* [SOURCE EXCERPT]
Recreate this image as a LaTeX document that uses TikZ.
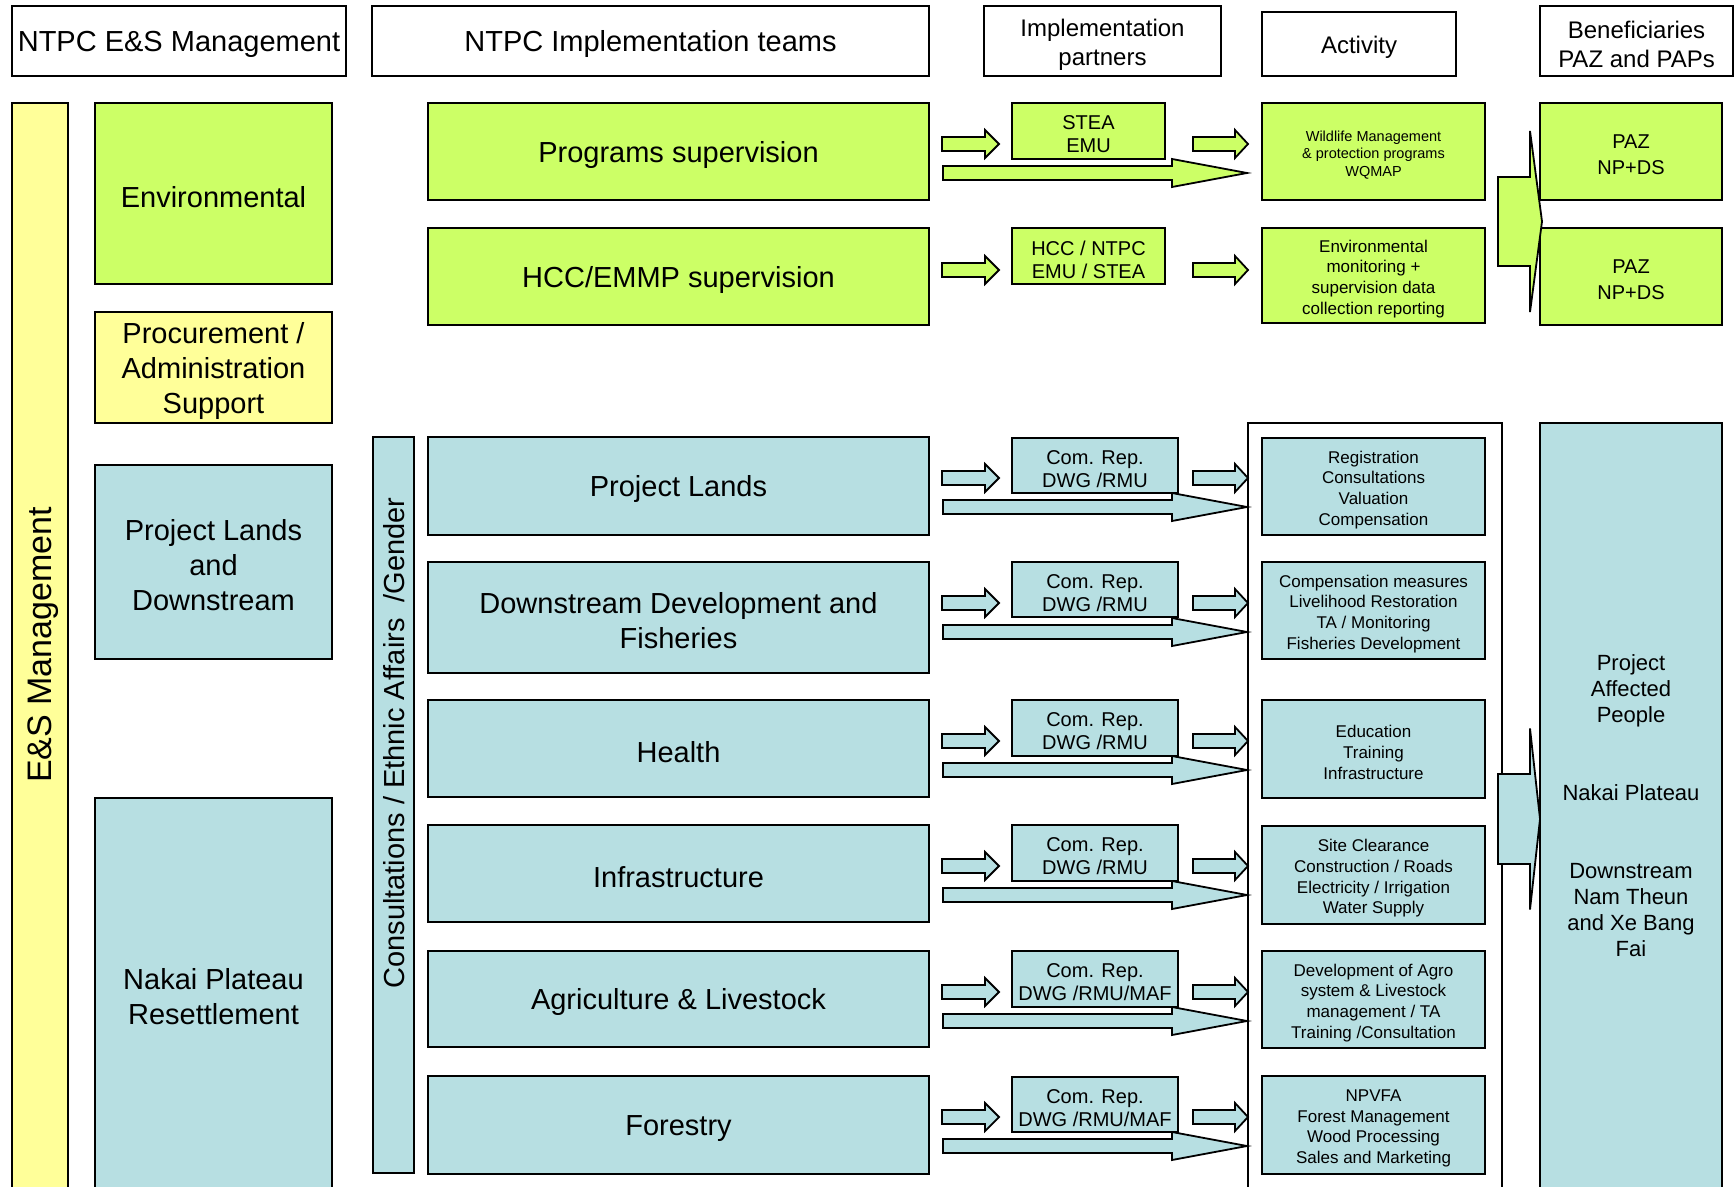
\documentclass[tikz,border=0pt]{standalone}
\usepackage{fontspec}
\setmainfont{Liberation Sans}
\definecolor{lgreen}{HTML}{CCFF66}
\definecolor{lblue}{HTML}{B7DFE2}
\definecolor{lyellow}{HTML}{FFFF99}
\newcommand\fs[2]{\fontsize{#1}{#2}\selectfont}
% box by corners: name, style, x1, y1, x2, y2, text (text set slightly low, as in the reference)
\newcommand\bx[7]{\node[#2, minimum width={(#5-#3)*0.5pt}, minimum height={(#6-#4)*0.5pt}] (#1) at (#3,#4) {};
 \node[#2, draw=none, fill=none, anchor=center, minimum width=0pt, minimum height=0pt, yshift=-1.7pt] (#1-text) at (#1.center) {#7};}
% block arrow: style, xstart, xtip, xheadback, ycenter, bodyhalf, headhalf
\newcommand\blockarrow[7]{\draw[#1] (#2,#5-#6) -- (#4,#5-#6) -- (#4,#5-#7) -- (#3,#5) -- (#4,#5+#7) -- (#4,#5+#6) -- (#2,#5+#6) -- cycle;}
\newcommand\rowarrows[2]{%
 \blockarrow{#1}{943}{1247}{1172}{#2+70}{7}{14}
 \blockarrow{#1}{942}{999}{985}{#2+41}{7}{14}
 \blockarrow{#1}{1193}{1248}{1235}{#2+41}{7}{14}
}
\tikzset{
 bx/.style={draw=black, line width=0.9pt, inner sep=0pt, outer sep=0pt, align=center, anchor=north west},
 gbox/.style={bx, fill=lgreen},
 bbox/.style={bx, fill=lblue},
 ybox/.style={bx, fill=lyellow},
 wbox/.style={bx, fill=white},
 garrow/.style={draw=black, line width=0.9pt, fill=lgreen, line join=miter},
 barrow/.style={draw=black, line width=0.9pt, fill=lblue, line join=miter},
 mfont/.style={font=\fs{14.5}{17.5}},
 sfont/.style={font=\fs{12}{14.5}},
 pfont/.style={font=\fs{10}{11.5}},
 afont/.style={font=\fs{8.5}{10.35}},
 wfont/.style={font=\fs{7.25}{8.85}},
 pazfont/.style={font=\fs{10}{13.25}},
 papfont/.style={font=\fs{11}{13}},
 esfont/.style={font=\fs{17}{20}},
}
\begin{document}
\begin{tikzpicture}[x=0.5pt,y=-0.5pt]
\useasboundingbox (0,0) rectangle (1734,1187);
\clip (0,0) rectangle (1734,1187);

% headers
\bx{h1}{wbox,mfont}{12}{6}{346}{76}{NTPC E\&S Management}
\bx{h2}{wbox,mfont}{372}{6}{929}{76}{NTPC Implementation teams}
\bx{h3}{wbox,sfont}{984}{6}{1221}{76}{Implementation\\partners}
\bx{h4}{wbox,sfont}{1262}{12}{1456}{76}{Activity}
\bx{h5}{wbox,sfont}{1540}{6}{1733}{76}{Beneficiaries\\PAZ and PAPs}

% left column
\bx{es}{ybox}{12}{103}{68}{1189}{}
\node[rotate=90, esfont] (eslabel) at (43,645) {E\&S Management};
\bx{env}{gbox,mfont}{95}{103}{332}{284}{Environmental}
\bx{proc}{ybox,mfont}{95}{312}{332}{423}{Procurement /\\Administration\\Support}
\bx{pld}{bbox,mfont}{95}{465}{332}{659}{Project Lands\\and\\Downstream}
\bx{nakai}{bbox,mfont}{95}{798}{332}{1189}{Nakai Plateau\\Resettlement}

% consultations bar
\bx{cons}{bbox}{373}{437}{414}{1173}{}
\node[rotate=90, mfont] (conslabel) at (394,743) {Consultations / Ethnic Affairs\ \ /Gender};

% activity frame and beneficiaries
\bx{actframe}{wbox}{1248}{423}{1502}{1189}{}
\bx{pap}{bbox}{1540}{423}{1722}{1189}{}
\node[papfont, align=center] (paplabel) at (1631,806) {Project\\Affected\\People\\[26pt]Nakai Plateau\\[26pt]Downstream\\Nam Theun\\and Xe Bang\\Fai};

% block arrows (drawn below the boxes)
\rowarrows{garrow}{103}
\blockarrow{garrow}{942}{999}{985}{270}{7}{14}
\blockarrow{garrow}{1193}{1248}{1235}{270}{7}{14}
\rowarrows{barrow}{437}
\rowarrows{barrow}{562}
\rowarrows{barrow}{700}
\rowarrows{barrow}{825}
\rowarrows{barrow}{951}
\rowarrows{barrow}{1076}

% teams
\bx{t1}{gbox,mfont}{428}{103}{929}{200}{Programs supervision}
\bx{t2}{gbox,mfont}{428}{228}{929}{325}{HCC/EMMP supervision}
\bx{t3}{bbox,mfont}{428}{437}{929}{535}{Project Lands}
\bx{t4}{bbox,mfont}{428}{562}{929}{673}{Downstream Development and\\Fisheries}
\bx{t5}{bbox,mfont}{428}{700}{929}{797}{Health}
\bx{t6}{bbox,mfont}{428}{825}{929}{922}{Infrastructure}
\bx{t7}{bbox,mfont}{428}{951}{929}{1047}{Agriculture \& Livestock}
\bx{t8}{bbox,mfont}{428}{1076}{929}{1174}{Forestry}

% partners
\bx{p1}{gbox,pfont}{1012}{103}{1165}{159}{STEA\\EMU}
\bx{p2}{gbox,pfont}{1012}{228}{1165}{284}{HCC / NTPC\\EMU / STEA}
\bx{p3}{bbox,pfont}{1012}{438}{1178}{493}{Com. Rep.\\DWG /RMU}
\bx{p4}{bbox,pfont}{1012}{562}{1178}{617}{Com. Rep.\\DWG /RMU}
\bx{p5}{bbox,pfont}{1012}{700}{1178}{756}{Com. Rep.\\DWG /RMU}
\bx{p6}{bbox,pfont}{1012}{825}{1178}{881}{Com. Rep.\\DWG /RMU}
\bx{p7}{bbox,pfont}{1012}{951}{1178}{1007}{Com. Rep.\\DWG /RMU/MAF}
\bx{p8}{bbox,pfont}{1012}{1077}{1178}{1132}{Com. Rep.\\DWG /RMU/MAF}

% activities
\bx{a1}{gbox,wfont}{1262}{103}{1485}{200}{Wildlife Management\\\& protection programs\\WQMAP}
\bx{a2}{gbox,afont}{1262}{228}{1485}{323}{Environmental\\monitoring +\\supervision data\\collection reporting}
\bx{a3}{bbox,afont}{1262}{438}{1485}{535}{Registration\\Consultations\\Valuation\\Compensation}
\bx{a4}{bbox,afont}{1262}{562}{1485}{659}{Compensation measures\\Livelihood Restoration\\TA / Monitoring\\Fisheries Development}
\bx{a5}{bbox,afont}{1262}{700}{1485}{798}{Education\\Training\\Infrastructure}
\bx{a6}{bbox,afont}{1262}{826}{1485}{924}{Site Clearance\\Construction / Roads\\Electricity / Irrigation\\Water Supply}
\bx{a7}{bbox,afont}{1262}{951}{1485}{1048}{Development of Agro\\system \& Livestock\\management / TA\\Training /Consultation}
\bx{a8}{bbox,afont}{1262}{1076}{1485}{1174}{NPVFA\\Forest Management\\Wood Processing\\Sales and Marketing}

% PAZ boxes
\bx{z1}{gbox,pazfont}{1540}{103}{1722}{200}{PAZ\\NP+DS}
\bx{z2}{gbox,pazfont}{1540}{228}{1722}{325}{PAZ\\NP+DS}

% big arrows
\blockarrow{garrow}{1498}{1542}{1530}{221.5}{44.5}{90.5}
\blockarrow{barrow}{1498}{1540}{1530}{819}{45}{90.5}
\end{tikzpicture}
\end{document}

* [PROBLEM DETAILS]
Do not include the images; transcribe the rest of the listing exactly.

* [FINISHED EXERCISE]
Recreate this image as a LaTeX document that uses TikZ.
\documentclass[tikz,border=0pt]{standalone}
\usepackage{fontspec}
\setmainfont{Liberation Sans}
\definecolor{lgreen}{HTML}{CCFF66}
\definecolor{lblue}{HTML}{B7DFE2}
\definecolor{lyellow}{HTML}{FFFF99}
\newcommand\fs[2]{\fontsize{#1}{#2}\selectfont}
% box by corners: name, style, x1, y1, x2, y2, text (text set slightly low, as in the reference)
\newcommand\bx[7]{\node[#2, minimum width={(#5-#3)*0.5pt}, minimum height={(#6-#4)*0.5pt}] (#1) at (#3,#4) {};
 \node[#2, draw=none, fill=none, anchor=center, minimum width=0pt, minimum height=0pt, yshift=-1.7pt] (#1-text) at (#1.center) {#7};}
% block arrow: style, xstart, xtip, xheadback, ycenter, bodyhalf, headhalf
\newcommand\blockarrow[7]{\draw[#1] (#2,#5-#6) -- (#4,#5-#6) -- (#4,#5-#7) -- (#3,#5) -- (#4,#5+#7) -- (#4,#5+#6) -- (#2,#5+#6) -- cycle;}
\newcommand\rowarrows[2]{%
 \blockarrow{#1}{943}{1247}{1172}{#2+70}{7}{14}
 \blockarrow{#1}{942}{999}{985}{#2+41}{7}{14}
 \blockarrow{#1}{1193}{1248}{1235}{#2+41}{7}{14}
}
\tikzset{
 bx/.style={draw=black, line width=0.9pt, inner sep=0pt, outer sep=0pt, align=center, anchor=north west},
 gbox/.style={bx, fill=lgreen},
 bbox/.style={bx, fill=lblue},
 ybox/.style={bx, fill=lyellow},
 wbox/.style={bx, fill=white},
 garrow/.style={draw=black, line width=0.9pt, fill=lgreen, line join=miter},
 barrow/.style={draw=black, line width=0.9pt, fill=lblue, line join=miter},
 mfont/.style={font=\fs{14.5}{17.5}},
 sfont/.style={font=\fs{12}{14.5}},
 pfont/.style={font=\fs{10}{11.5}},
 afont/.style={font=\fs{8.5}{10.35}},
 wfont/.style={font=\fs{7.25}{8.85}},
 pazfont/.style={font=\fs{10}{13.25}},
 papfont/.style={font=\fs{11}{13}},
 esfont/.style={font=\fs{17}{20}},
}
\begin{document}
\begin{tikzpicture}[x=0.5pt,y=-0.5pt]
\useasboundingbox (0,0) rectangle (1734,1187);
\clip (0,0) rectangle (1734,1187);

% headers
\bx{h1}{wbox,mfont}{12}{6}{346}{76}{NTPC E\&S Management}
\bx{h2}{wbox,mfont}{372}{6}{929}{76}{NTPC Implementation teams}
\bx{h3}{wbox,sfont}{984}{6}{1221}{76}{Implementation\\partners}
\bx{h4}{wbox,sfont}{1262}{12}{1456}{76}{Activity}
\bx{h5}{wbox,sfont}{1540}{6}{1733}{76}{Beneficiaries\\PAZ and PAPs}

% left column
\bx{es}{ybox}{12}{103}{68}{1189}{}
\node[rotate=90, esfont] (eslabel) at (43,645) {E\&S Management};
\bx{env}{gbox,mfont}{95}{103}{332}{284}{Environmental}
\bx{proc}{ybox,mfont}{95}{312}{332}{423}{Procurement /\\Administration\\Support}
\bx{pld}{bbox,mfont}{95}{465}{332}{659}{Project Lands\\and\\Downstream}
\bx{nakai}{bbox,mfont}{95}{798}{332}{1189}{Nakai Plateau\\Resettlement}

% consultations bar
\bx{cons}{bbox}{373}{437}{414}{1173}{}
\node[rotate=90, mfont] (conslabel) at (394,743) {Consultations / Ethnic Affairs\ \ /Gender};

% activity frame and beneficiaries
\bx{actframe}{wbox}{1248}{423}{1502}{1189}{}
\bx{pap}{bbox}{1540}{423}{1722}{1189}{}
\node[papfont, align=center] (paplabel) at (1631,806) {Project\\Affected\\People\\[26pt]Nakai Plateau\\[26pt]Downstream\\Nam Theun\\and Xe Bang\\Fai};

% block arrows (drawn below the boxes)
\rowarrows{garrow}{103}
\blockarrow{garrow}{942}{999}{985}{270}{7}{14}
\blockarrow{garrow}{1193}{1248}{1235}{270}{7}{14}
\rowarrows{barrow}{437}
\rowarrows{barrow}{562}
\rowarrows{barrow}{700}
\rowarrows{barrow}{825}
\rowarrows{barrow}{951}
\rowarrows{barrow}{1076}

% teams
\bx{t1}{gbox,mfont}{428}{103}{929}{200}{Programs supervision}
\bx{t2}{gbox,mfont}{428}{228}{929}{325}{HCC/EMMP supervision}
\bx{t3}{bbox,mfont}{428}{437}{929}{535}{Project Lands}
\bx{t4}{bbox,mfont}{428}{562}{929}{673}{Downstream Development and\\Fisheries}
\bx{t5}{bbox,mfont}{428}{700}{929}{797}{Health}
\bx{t6}{bbox,mfont}{428}{825}{929}{922}{Infrastructure}
\bx{t7}{bbox,mfont}{428}{951}{929}{1047}{Agriculture \& Livestock}
\bx{t8}{bbox,mfont}{428}{1076}{929}{1174}{Forestry}

% partners
\bx{p1}{gbox,pfont}{1012}{103}{1165}{159}{STEA\\EMU}
\bx{p2}{gbox,pfont}{1012}{228}{1165}{284}{HCC / NTPC\\EMU / STEA}
\bx{p3}{bbox,pfont}{1012}{438}{1178}{493}{Com. Rep.\\DWG /RMU}
\bx{p4}{bbox,pfont}{1012}{562}{1178}{617}{Com. Rep.\\DWG /RMU}
\bx{p5}{bbox,pfont}{1012}{700}{1178}{756}{Com. Rep.\\DWG /RMU}
\bx{p6}{bbox,pfont}{1012}{825}{1178}{881}{Com. Rep.\\DWG /RMU}
\bx{p7}{bbox,pfont}{1012}{951}{1178}{1007}{Com. Rep.\\DWG /RMU/MAF}
\bx{p8}{bbox,pfont}{1012}{1077}{1178}{1132}{Com. Rep.\\DWG /RMU/MAF}

% activities
\bx{a1}{gbox,wfont}{1262}{103}{1485}{200}{Wildlife Management\\\& protection programs\\WQMAP}
\bx{a2}{gbox,afont}{1262}{228}{1485}{323}{Environmental\\monitoring +\\supervision data\\collection reporting}
\bx{a3}{bbox,afont}{1262}{438}{1485}{535}{Registration\\Consultations\\Valuation\\Compensation}
\bx{a4}{bbox,afont}{1262}{562}{1485}{659}{Compensation measures\\Livelihood Restoration\\TA / Monitoring\\Fisheries Development}
\bx{a5}{bbox,afont}{1262}{700}{1485}{798}{Education\\Training\\Infrastructure}
\bx{a6}{bbox,afont}{1262}{826}{1485}{924}{Site Clearance\\Construction / Roads\\Electricity / Irrigation\\Water Supply}
\bx{a7}{bbox,afont}{1262}{951}{1485}{1048}{Development of Agro\\system \& Livestock\\management / TA\\Training /Consultation}
\bx{a8}{bbox,afont}{1262}{1076}{1485}{1174}{NPVFA\\Forest Management\\Wood Processing\\Sales and Marketing}

% PAZ boxes
\bx{z1}{gbox,pazfont}{1540}{103}{1722}{200}{PAZ\\NP+DS}
\bx{z2}{gbox,pazfont}{1540}{228}{1722}{325}{PAZ\\NP+DS}

% big arrows
\blockarrow{garrow}{1498}{1542}{1530}{221.5}{44.5}{90.5}
\blockarrow{barrow}{1498}{1540}{1530}{819}{45}{90.5}
\end{tikzpicture}
\end{document}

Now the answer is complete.